Before the outbreak of the COVID-19 pandemic that threw the entire world in dismay, the office was regarded as a center of productivity, culture, and winning the war for talent in a company. There was a stiff competition among companies for prime office space with focus on solutions that were seen to increase collaboration.

The pandemic has changed attitudes on the role of the office. According to a report by McKinsey, 80 percent of employees polled said they enjoy working from home and 41 percent said they are more productive when working from home compared to when they worked in an office.

Offices that resemble hospitals

In the long run, with the increased awareness of contagious diseases, it is predicted that a new office trend will emerge- one that has elements in common with a hospital.  According to Brent Capron, interior design director at global design practice Perkins and Will in New York, many interior designers are going for materials that withstand heavy cleaning using caustic products.

Capron says there will be a decrease in the use of natural oiled wood and an increase in the use of stone or laminates. He also says there will be an increase in the use of solution-dyed carpets and moisture-barrier backing.

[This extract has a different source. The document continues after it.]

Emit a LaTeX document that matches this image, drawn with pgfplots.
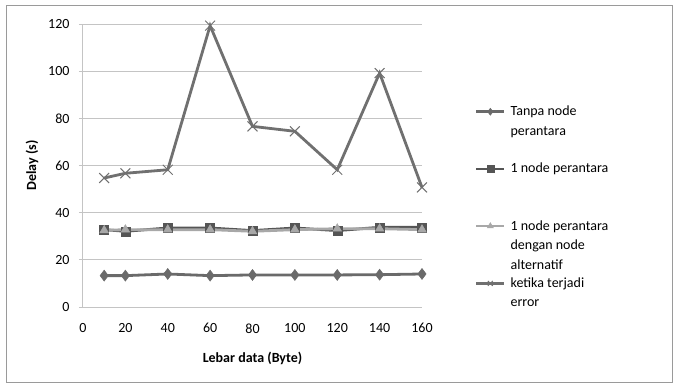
\documentclass[border=0pt]{standalone}
\usepackage{pgfplots}
\pgfplotsset{compat=1.18}
\usepackage{fontspec}
\setmainfont{Carlito}
\definecolor{gridc}{HTML}{C4C4C4}
\definecolor{framec}{HTML}{9A9A9A}
\definecolor{cA}{HTML}{6A6A6A}
\definecolor{cB}{HTML}{555555}
\definecolor{cC}{HTML}{A8A8A8}
\definecolor{cD}{HTML}{707070}
\newcommand\legtxt[1]{\parbox[t]{120pt}{\baselineskip=19.5pt #1}}
\begin{document}
\begin{tikzpicture}
\path[use as bounding box] (-83pt,-77pt) rectangle (591pt,307pt);
\draw[color=framec, line width=1pt] (-76pt,-75pt) rectangle (589pt,302pt);
\begin{axis}[
  at={(0pt,0pt)}, anchor=south west,
  scale only axis, width=339pt, height=283pt,
  xmin=0, xmax=160, ymin=0, ymax=120,
  xtick={0,20,...,160}, ytick={0,20,...,120},
  axis lines*=left,
  axis line style={draw=gridc, line width=1pt},
  ymajorgrids, grid style={draw=gridc, line width=1pt},
  tick align=outside, major tick length=4pt,
  xtick style={draw=none}, ytick style={draw=gridc, line width=1pt},
  font=\fontsize{14}{17}\selectfont,
  /pgf/number format/assume math mode=true,
  xticklabel style={yshift=-9pt},
  yticklabel style={xshift=-6pt},
  xlabel={\textbf{Lebar data (Byte)}},
  ylabel={\textbf{Delay (s)}},
  xlabel style={yshift=-12pt},
  ylabel style={yshift=3pt},
  clip=false,
  legend cell align=left,
  legend style={draw=none, fill=none, at={(1.156,0.718)}, anchor=north west,
    inner sep=0pt, row sep=42pt, column sep=3pt,
    font=\fontsize{14}{19.5}\selectfont,
    cells={anchor=base west}},
  legend image code/.code={\draw[mark repeat=2,mark phase=2,mark size=3.5pt,line width=2.5pt] plot coordinates {(0pt,4pt) (14pt,4pt) (28pt,4pt)};},
]
\addplot[color=cA, line width=2.8pt, mark=diamond*, mark size=5.5pt, mark options={solid, fill=cA, line width=0.5pt}]
  coordinates {(10,13.3) (20,13.3) (40,14.0) (60,13.3) (80,13.6) (100,13.6) (120,13.6) (140,13.7) (160,14.0)};
\addplot[color=cB, line width=2.8pt, mark=square*, mark size=4.5pt, mark options={solid, fill=cB, line width=0.5pt}]
  coordinates {(10,32.8) (20,32.1) (40,33.5) (60,33.5) (80,32.4) (100,33.5) (120,32.4) (140,33.8) (160,33.8)};
\addplot[color=cC, line width=2.8pt, mark=triangle*, mark size=5pt, mark options={solid, fill=cC, line width=0.5pt}]
  coordinates {(10,32.5) (20,32.8) (40,32.8) (60,32.8) (80,32.1) (100,32.8) (120,33.2) (140,33.2) (160,32.8)};
\addplot[color=cD, line width=2.8pt, mark=x, mark size=7pt, mark options={solid, line width=1pt}]
  coordinates {(10,54.7) (20,56.7) (40,58.2) (60,119.3) (80,76.6) (100,74.5) (120,58.2) (140,99.2) (160,50.7)};
\legend{{\legtxt{Tanpa node\\perantara}},{\legtxt{1 node perantara}},{\legtxt{1 node perantara\\dengan node\\alternatif}},{\legtxt{ketika terjadi\\error}}}
\end{axis}
\end{tikzpicture}
\end{document}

With economies strained as result of the pandemic, many businesses are seeking cost-effective ways hence there will be a demand for less expensive office materials. Few organizations have the financial muscles to do a complete refit. In addition, tenants will demand more from landlords in terms of regular cleaning and more common space for social distancing.

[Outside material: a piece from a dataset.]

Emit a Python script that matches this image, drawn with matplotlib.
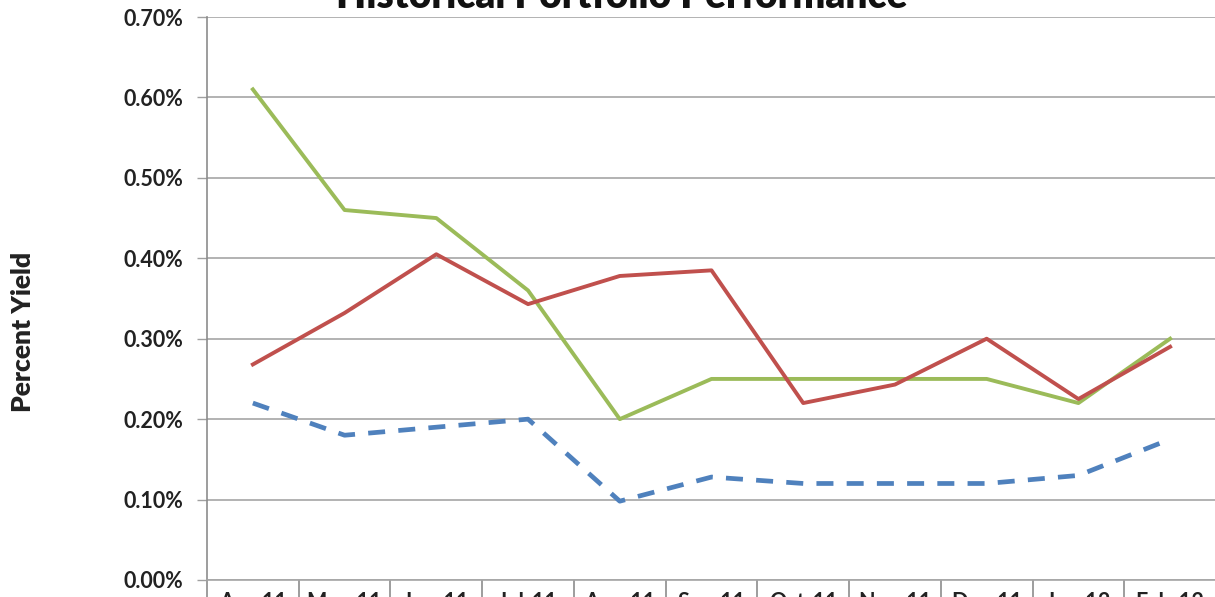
import matplotlib
matplotlib.use("Agg")
import matplotlib.pyplot as plt
from matplotlib.ticker import FuncFormatter, FixedLocator


# Data (percent yield)
months = ["Apr-11", "May-11", "Jun-11", "Jul-11", "Aug-11", "Sep-11",
          "Oct-11", "Nov-11", "Dec-11", "Jan-12", "Feb-12"]
green_vals = [0.61, 0.46, 0.45, 0.36, 0.20, 0.25, 0.25, 0.25, 0.25, 0.22, 0.30]
red_vals = [0.268, 0.332, 0.405, 0.343, 0.378, 0.385, 0.22, 0.243, 0.30, 0.225, 0.29]
blue_vals = [0.22, 0.18, 0.19, 0.20, 0.098, 0.128, 0.12, 0.12, 0.12, 0.13, 0.175]

W, H = 1215, 597
fig = plt.figure(figsize=(W / 100, H / 100), dpi=100)

# axes box in pixels: left 207, right 1216, top 17, bottom 580
left, right, top, bottom = 207, 1216, 17, 580
ax = fig.add_axes([left / W, 1 - bottom / H, (right - left) / W, (bottom - top) / H])

x = list(range(len(months)))
ax.plot(x, green_vals, color="#9BBB59", lw=2.8, zorder=3)
ax.plot(x, red_vals, color="#C0504D", lw=2.8, zorder=3)
ax.plot(x, blue_vals, color="#4F81BD", lw=3.4, dashes=(3.6, 2.8), zorder=3)

ax.set_xlim(-0.5, len(months) - 0.5)
ax.set_ylim(0, 0.7)

font = "Lato"

# y axis
ax.set_yticks([i / 10 for i in range(8)])
ax.yaxis.set_major_formatter(FuncFormatter(lambda v, p: f"{v:.2f}%"))
ax.tick_params(axis="y", length=7, width=1, color="#a0a0a0", pad=10)
for t in ax.get_yticklabels():
    t.set_fontfamily(font)
    t.set_fontweight("bold")
    t.set_fontsize(15.5)
    t.set_color("#222222")
ax.grid(axis="y", color="#a6a6a6", lw=1.2)
ax.set_axisbelow(True)

# x axis: labels in cells with separators
ax.set_xticks(x)
ax.set_xticklabels(months, fontfamily=font, fontweight="bold", fontsize=15.5, color="#222222")
ax.tick_params(axis="x", which="major", length=0, pad=8.5)
ax.xaxis.set_minor_locator(FixedLocator([i - 0.5 for i in range(len(months) + 1)]))
ax.tick_params(axis="x", which="minor", length=25, width=1.2, color="#8c8c8c", direction="out")

for s in ["top", "right"]:
    ax.spines[s].set_visible(False)
ax.spines["left"].set_color("#8c8c8c")
ax.spines["left"].set_linewidth(1.2)
ax.spines["bottom"].set_color("#a6a6a6")
ax.spines["bottom"].set_linewidth(1.2)

fig.text(23 / W, 1 - 332 / H, "Percent Yield", rotation=90, ha="center", va="center",
         fontfamily=font, fontweight="heavy", fontsize=19, color="#222222")

fig.text(622 / W, 1 - 8 / H, "Historical Portfolio Performance", ha="center", va="baseline",
         fontfamily=font, fontweight="heavy", fontsize=28, color="#111111")

fig.savefig("out.png", dpi=100)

Landlords will also install more air filtration systems especially those that use ultra-violate light. Ultra-light can be used to clean the surrounding air to remove any hanging viruses. This method can be used when offices are empty like when workers break off for the day.

Privacy versus self-regulation

Office designs in the post-pandemic era will have to readdress privacy and self-regulation. The pandemic is like to lead to the emergency of the “contactless office” which is dominated by the use of technology to execute various functions. For instance, communal buttons can be replaced with mobile apps or QR Codes that can be scanned from a mobile phone.

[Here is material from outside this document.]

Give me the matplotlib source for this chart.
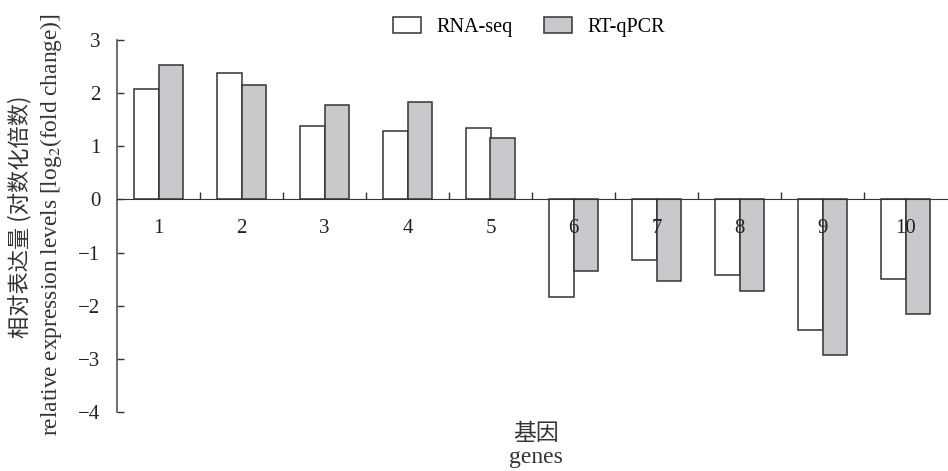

Technology will be key in the post-pandemic office design

In the post-COVID era, office designers will leverage technology to offer a safe and productive working environment. For instance, offices will have to make provisions for taking the temperature of all workers and visitors. In addition, there should be tools to facilitate contact tracing in the event that workers are exposed to an infected person. Key technologies that companies will explore include;

  • Contactless office environment. Employers will seek to reduce physical contact among workers. This can be achieved by installing sensor-based handles, switches, and controls. In addition, motion or voice-activated technology, as well as tracking apps, can be used to track movements.
  • Thermal imaging. Companies will rely on thermal imaging to detect potential virus carriers. Workers and visitors with high temperatures need to be isolated and their contacts traced and tested for COVID-19.
  • Connected HVAC. There is a need to improve air circulation in office buildings.  HVAC systems can also accelerate the spread of viruses through high-speed air. Companies may therefore need to invest in smart building technology that controls HVAC more efficiently. The HVAC system installed should support things like air purification and filtration as well as thermal and irradiation sterilization.
  • Wi-Fi analytics. Wi-Fi is now being used to monitor and track people as they move around offices to prevent hotspots. The network spots all new devices entering new buildings when they connect to the Wi-Fi.